### Material
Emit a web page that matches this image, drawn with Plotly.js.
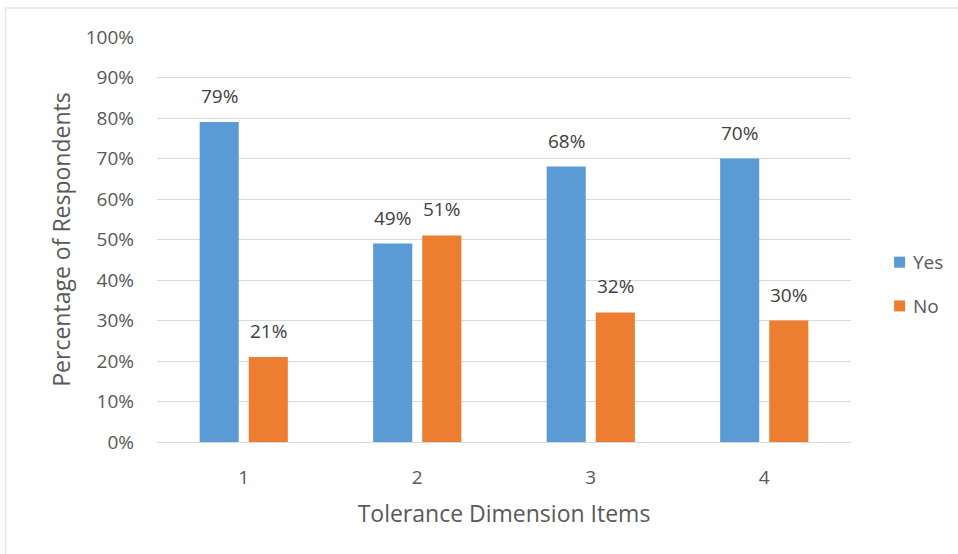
<!DOCTYPE html>
<html>
<head>
<meta charset="utf-8">
<script src="https://cdn.plot.ly/plotly-3.0.1.min.js"></script>
<style>html,body{margin:0;padding:0;background:#fff;}#chart{width:958px;height:554px;}</style>
</head>
<body>
<div id="chart"></div>
<script>
const categories = ["1", "2", "3", "4"];
const yesValues = [79, 49, 68, 70];
const noValues = [21, 51, 32, 30];
const seriesNames = ["Yes", "No"];
const yTickVals = [0, 10, 20, 30, 40, 50, 60, 70, 80, 90, 100];
const yTickText = ["0%", "10%", "20%", "30%", "40%", "50%", "60%", "70%", "80%", "90%", "100%"];

const FONT = "Open Sans, Calibri, sans-serif";
const colors = ["#5b9bd5", "#ed7d31"];

const traces = [
  {type: "bar", name: seriesNames[0], x: categories, y: yesValues, marker: {color: colors[0]}, hoverinfo: "skip"},
  {type: "bar", name: seriesNames[1], x: categories, y: noValues, marker: {color: colors[1]}, hoverinfo: "skip"}
];

const annotations = [];
[yesValues, noValues].forEach((vals, si) => {
  vals.forEach((v, i) => {
    annotations.push({
      x: i, y: v, xref: "x", yref: "y",
      text: v + "%", showarrow: false,
      xshift: si === 0 ? -24.5 : 24.5, yshift: 11, yanchor: "bottom",
      font: {family: FONT, size: 19, color: "#404040"}
    });
  });
});

// Legend drawn manually (plot area: 157..851 px wide, 37..442 px tall)
const shapes = [{
  type: "rect", xref: "paper", yref: "paper",
  x0: -0.2179, x1: 1.2, y0: -0.35, y1: 1.0716,
  line: {color: "#d9d9d9", width: 1}, fillcolor: "rgba(0,0,0,0)", layer: "below"
}];
const legendYCenters = [0.444, 0.336];
seriesNames.forEach((name, k) => {
  shapes.push({
    type: "rect", xref: "paper", yref: "paper",
    x0: 1.0621, x1: 1.0779, y0: legendYCenters[k] - 0.0136, y1: legendYCenters[k] + 0.0136,
    line: {width: 0}, fillcolor: colors[k]
  });
  annotations.push({
    xref: "paper", yref: "paper", x: 1.0866, y: legendYCenters[k],
    xanchor: "left", yanchor: "middle", text: name, showarrow: false,
    font: {family: FONT, size: 19, color: "#595959"}
  });
});

const layout = {
  width: 958, height: 554,
  margin: {l: 157, r: 107, t: 37, b: 112},
  paper_bgcolor: "#fff", plot_bgcolor: "#fff",
  barmode: "group", bargap: 0.434, bargroupgap: 0.204,
  font: {family: FONT, color: "#595959"},
  showlegend: false,
  xaxis: {
    type: "category", range: [-0.5, 3.5], showgrid: false, zeroline: false,
    showline: true, linecolor: "#d9d9d9", linewidth: 1,
    ticks: "", ticklabelstandoff: 18,
    tickfont: {family: FONT, size: 19, color: "#595959"},
    title: {text: "Tolerance Dimension Items", standoff: 17, font: {family: FONT, size: 23, color: "#595959"}}
  },
  yaxis: {
    range: [0, 100], tickvals: yTickVals, ticktext: yTickText,
    showgrid: true, gridcolor: "#d9d9d9", gridwidth: 1, zeroline: false,
    ticks: "", ticklabelstandoff: 22,
    tickfont: {family: FONT, size: 19, color: "#595959"},
    title: {text: "Percentage of Respondents", standoff: 8, font: {family: FONT, size: 23, color: "#595959"}}
  },
  annotations: annotations,
  shapes: shapes
};

Plotly.newPlot("chart", traces, layout, {displayModeBar: false, staticPlot: true});
</script>
</body>
</html>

### Written task
Restate the listing above word for word, and skip the pictures.

### Problem solution
Emit a web page that matches this image, drawn with Plotly.js.
<!DOCTYPE html>
<html>
<head>
<meta charset="utf-8">
<script src="https://cdn.plot.ly/plotly-3.0.1.min.js"></script>
<style>html,body{margin:0;padding:0;background:#fff;}#chart{width:958px;height:554px;}</style>
</head>
<body>
<div id="chart"></div>
<script>
const categories = ["1", "2", "3", "4"];
const yesValues = [79, 49, 68, 70];
const noValues = [21, 51, 32, 30];
const seriesNames = ["Yes", "No"];
const yTickVals = [0, 10, 20, 30, 40, 50, 60, 70, 80, 90, 100];
const yTickText = ["0%", "10%", "20%", "30%", "40%", "50%", "60%", "70%", "80%", "90%", "100%"];

const FONT = "Open Sans, Calibri, sans-serif";
const colors = ["#5b9bd5", "#ed7d31"];

const traces = [
  {type: "bar", name: seriesNames[0], x: categories, y: yesValues, marker: {color: colors[0]}, hoverinfo: "skip"},
  {type: "bar", name: seriesNames[1], x: categories, y: noValues, marker: {color: colors[1]}, hoverinfo: "skip"}
];

const annotations = [];
[yesValues, noValues].forEach((vals, si) => {
  vals.forEach((v, i) => {
    annotations.push({
      x: i, y: v, xref: "x", yref: "y",
      text: v + "%", showarrow: false,
      xshift: si === 0 ? -24.5 : 24.5, yshift: 11, yanchor: "bottom",
      font: {family: FONT, size: 19, color: "#404040"}
    });
  });
});

// Legend drawn manually (plot area: 157..851 px wide, 37..442 px tall)
const shapes = [{
  type: "rect", xref: "paper", yref: "paper",
  x0: -0.2179, x1: 1.2, y0: -0.35, y1: 1.0716,
  line: {color: "#d9d9d9", width: 1}, fillcolor: "rgba(0,0,0,0)", layer: "below"
}];
const legendYCenters = [0.444, 0.336];
seriesNames.forEach((name, k) => {
  shapes.push({
    type: "rect", xref: "paper", yref: "paper",
    x0: 1.0621, x1: 1.0779, y0: legendYCenters[k] - 0.0136, y1: legendYCenters[k] + 0.0136,
    line: {width: 0}, fillcolor: colors[k]
  });
  annotations.push({
    xref: "paper", yref: "paper", x: 1.0866, y: legendYCenters[k],
    xanchor: "left", yanchor: "middle", text: name, showarrow: false,
    font: {family: FONT, size: 19, color: "#595959"}
  });
});

const layout = {
  width: 958, height: 554,
  margin: {l: 157, r: 107, t: 37, b: 112},
  paper_bgcolor: "#fff", plot_bgcolor: "#fff",
  barmode: "group", bargap: 0.434, bargroupgap: 0.204,
  font: {family: FONT, color: "#595959"},
  showlegend: false,
  xaxis: {
    type: "category", range: [-0.5, 3.5], showgrid: false, zeroline: false,
    showline: true, linecolor: "#d9d9d9", linewidth: 1,
    ticks: "", ticklabelstandoff: 18,
    tickfont: {family: FONT, size: 19, color: "#595959"},
    title: {text: "Tolerance Dimension Items", standoff: 17, font: {family: FONT, size: 23, color: "#595959"}}
  },
  yaxis: {
    range: [0, 100], tickvals: yTickVals, ticktext: yTickText,
    showgrid: true, gridcolor: "#d9d9d9", gridwidth: 1, zeroline: false,
    ticks: "", ticklabelstandoff: 22,
    tickfont: {family: FONT, size: 19, color: "#595959"},
    title: {text: "Percentage of Respondents", standoff: 8, font: {family: FONT, size: 23, color: "#595959"}}
  },
  annotations: annotations,
  shapes: shapes
};

Plotly.newPlot("chart", traces, layout, {displayModeBar: false, staticPlot: true});
</script>
</body>
</html>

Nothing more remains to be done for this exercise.